== WORK TO DO ==
Print out each record below, unaltered and complete, without its images.

---*---

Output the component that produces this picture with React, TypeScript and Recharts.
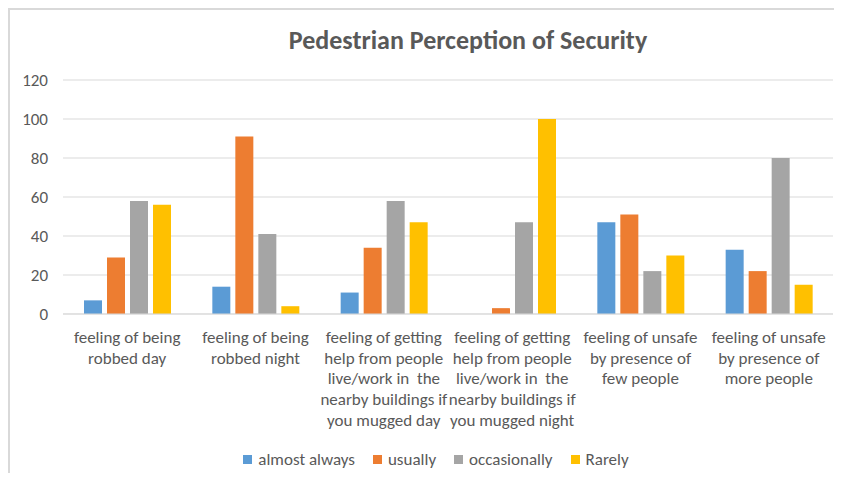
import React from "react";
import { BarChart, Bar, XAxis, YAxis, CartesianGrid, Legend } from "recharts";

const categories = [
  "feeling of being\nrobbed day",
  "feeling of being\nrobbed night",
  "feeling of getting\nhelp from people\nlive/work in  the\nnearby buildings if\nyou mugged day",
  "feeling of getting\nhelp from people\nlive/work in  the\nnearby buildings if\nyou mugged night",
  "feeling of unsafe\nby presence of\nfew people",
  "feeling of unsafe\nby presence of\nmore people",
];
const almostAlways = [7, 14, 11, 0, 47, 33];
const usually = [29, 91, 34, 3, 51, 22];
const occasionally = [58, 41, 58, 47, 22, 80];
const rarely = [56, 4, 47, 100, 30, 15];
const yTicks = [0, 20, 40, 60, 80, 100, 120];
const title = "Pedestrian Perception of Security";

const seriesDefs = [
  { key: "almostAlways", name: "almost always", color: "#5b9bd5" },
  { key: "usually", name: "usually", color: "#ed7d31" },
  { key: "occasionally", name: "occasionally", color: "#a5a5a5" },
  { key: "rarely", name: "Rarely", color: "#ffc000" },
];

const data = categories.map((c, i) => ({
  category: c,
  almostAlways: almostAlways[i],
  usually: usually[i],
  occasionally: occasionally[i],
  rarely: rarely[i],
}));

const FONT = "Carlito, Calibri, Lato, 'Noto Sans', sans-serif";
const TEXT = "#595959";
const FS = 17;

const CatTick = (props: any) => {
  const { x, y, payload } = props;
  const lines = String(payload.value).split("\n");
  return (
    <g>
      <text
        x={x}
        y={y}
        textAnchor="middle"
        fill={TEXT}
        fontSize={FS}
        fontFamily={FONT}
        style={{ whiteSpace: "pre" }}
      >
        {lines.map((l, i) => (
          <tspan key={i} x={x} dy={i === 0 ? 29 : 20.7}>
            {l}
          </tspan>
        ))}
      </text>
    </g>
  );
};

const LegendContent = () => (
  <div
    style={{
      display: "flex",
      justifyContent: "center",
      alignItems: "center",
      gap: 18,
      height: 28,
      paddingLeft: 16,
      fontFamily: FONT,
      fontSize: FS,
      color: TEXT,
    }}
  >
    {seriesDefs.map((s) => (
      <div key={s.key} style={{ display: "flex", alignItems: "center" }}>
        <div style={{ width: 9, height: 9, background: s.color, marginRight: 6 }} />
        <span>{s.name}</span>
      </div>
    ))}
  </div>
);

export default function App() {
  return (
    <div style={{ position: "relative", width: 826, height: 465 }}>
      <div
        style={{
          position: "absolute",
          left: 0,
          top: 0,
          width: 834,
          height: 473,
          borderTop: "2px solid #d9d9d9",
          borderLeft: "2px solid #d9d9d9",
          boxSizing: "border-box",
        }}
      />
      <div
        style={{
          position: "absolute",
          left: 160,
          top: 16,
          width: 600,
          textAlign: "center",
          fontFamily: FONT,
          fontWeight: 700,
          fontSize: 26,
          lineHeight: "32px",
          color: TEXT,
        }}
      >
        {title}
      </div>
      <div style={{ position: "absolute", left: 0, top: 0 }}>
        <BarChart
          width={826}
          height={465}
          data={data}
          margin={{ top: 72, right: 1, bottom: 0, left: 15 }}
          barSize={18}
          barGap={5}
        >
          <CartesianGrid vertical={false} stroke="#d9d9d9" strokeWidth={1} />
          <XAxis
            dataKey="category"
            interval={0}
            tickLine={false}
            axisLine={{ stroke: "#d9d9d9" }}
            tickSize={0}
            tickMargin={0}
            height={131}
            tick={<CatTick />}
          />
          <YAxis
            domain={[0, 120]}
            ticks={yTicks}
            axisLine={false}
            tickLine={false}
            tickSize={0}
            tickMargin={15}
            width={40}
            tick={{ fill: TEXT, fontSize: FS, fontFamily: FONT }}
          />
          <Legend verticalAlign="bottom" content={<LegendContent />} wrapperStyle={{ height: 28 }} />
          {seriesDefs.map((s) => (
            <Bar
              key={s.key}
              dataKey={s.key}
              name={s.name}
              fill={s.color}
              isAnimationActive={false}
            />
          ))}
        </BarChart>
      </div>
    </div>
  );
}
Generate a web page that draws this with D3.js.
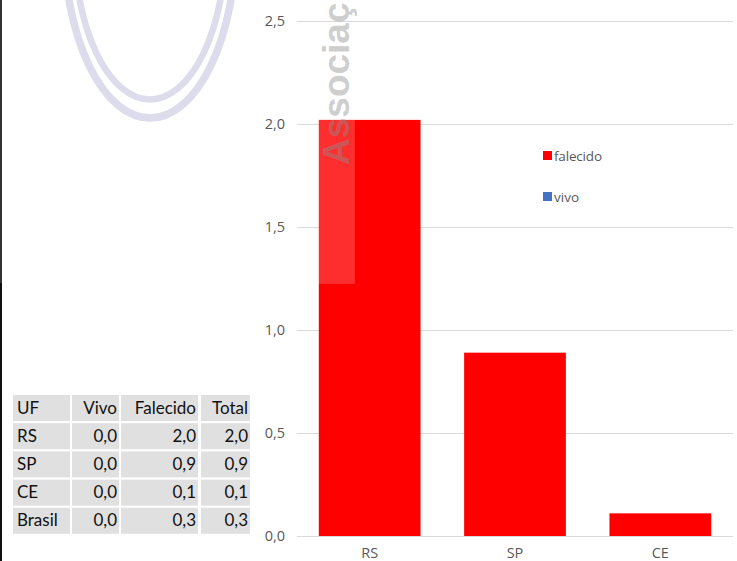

---*---

== WRITTEN SOLUTION ==
Output the component that produces this picture with React, TypeScript and Recharts.
import React from "react";
import { BarChart, Bar, XAxis, YAxis, CartesianGrid, Legend } from "recharts";

const categories = [
  "feeling of being\nrobbed day",
  "feeling of being\nrobbed night",
  "feeling of getting\nhelp from people\nlive/work in  the\nnearby buildings if\nyou mugged day",
  "feeling of getting\nhelp from people\nlive/work in  the\nnearby buildings if\nyou mugged night",
  "feeling of unsafe\nby presence of\nfew people",
  "feeling of unsafe\nby presence of\nmore people",
];
const almostAlways = [7, 14, 11, 0, 47, 33];
const usually = [29, 91, 34, 3, 51, 22];
const occasionally = [58, 41, 58, 47, 22, 80];
const rarely = [56, 4, 47, 100, 30, 15];
const yTicks = [0, 20, 40, 60, 80, 100, 120];
const title = "Pedestrian Perception of Security";

const seriesDefs = [
  { key: "almostAlways", name: "almost always", color: "#5b9bd5" },
  { key: "usually", name: "usually", color: "#ed7d31" },
  { key: "occasionally", name: "occasionally", color: "#a5a5a5" },
  { key: "rarely", name: "Rarely", color: "#ffc000" },
];

const data = categories.map((c, i) => ({
  category: c,
  almostAlways: almostAlways[i],
  usually: usually[i],
  occasionally: occasionally[i],
  rarely: rarely[i],
}));

const FONT = "Carlito, Calibri, Lato, 'Noto Sans', sans-serif";
const TEXT = "#595959";
const FS = 17;

const CatTick = (props: any) => {
  const { x, y, payload } = props;
  const lines = String(payload.value).split("\n");
  return (
    <g>
      <text
        x={x}
        y={y}
        textAnchor="middle"
        fill={TEXT}
        fontSize={FS}
        fontFamily={FONT}
        style={{ whiteSpace: "pre" }}
      >
        {lines.map((l, i) => (
          <tspan key={i} x={x} dy={i === 0 ? 29 : 20.7}>
            {l}
          </tspan>
        ))}
      </text>
    </g>
  );
};

const LegendContent = () => (
  <div
    style={{
      display: "flex",
      justifyContent: "center",
      alignItems: "center",
      gap: 18,
      height: 28,
      paddingLeft: 16,
      fontFamily: FONT,
      fontSize: FS,
      color: TEXT,
    }}
  >
    {seriesDefs.map((s) => (
      <div key={s.key} style={{ display: "flex", alignItems: "center" }}>
        <div style={{ width: 9, height: 9, background: s.color, marginRight: 6 }} />
        <span>{s.name}</span>
      </div>
    ))}
  </div>
);

export default function App() {
  return (
    <div style={{ position: "relative", width: 826, height: 465 }}>
      <div
        style={{
          position: "absolute",
          left: 0,
          top: 0,
          width: 834,
          height: 473,
          borderTop: "2px solid #d9d9d9",
          borderLeft: "2px solid #d9d9d9",
          boxSizing: "border-box",
        }}
      />
      <div
        style={{
          position: "absolute",
          left: 160,
          top: 16,
          width: 600,
          textAlign: "center",
          fontFamily: FONT,
          fontWeight: 700,
          fontSize: 26,
          lineHeight: "32px",
          color: TEXT,
        }}
      >
        {title}
      </div>
      <div style={{ position: "absolute", left: 0, top: 0 }}>
        <BarChart
          width={826}
          height={465}
          data={data}
          margin={{ top: 72, right: 1, bottom: 0, left: 15 }}
          barSize={18}
          barGap={5}
        >
          <CartesianGrid vertical={false} stroke="#d9d9d9" strokeWidth={1} />
          <XAxis
            dataKey="category"
            interval={0}
            tickLine={false}
            axisLine={{ stroke: "#d9d9d9" }}
            tickSize={0}
            tickMargin={0}
            height={131}
            tick={<CatTick />}
          />
          <YAxis
            domain={[0, 120]}
            ticks={yTicks}
            axisLine={false}
            tickLine={false}
            tickSize={0}
            tickMargin={15}
            width={40}
            tick={{ fill: TEXT, fontSize: FS, fontFamily: FONT }}
          />
          <Legend verticalAlign="bottom" content={<LegendContent />} wrapperStyle={{ height: 28 }} />
          {seriesDefs.map((s) => (
            <Bar
              key={s.key}
              dataKey={s.key}
              name={s.name}
              fill={s.color}
              isAnimationActive={false}
            />
          ))}
        </BarChart>
      </div>
    </div>
  );
}
Generate a web page that draws this with D3.js.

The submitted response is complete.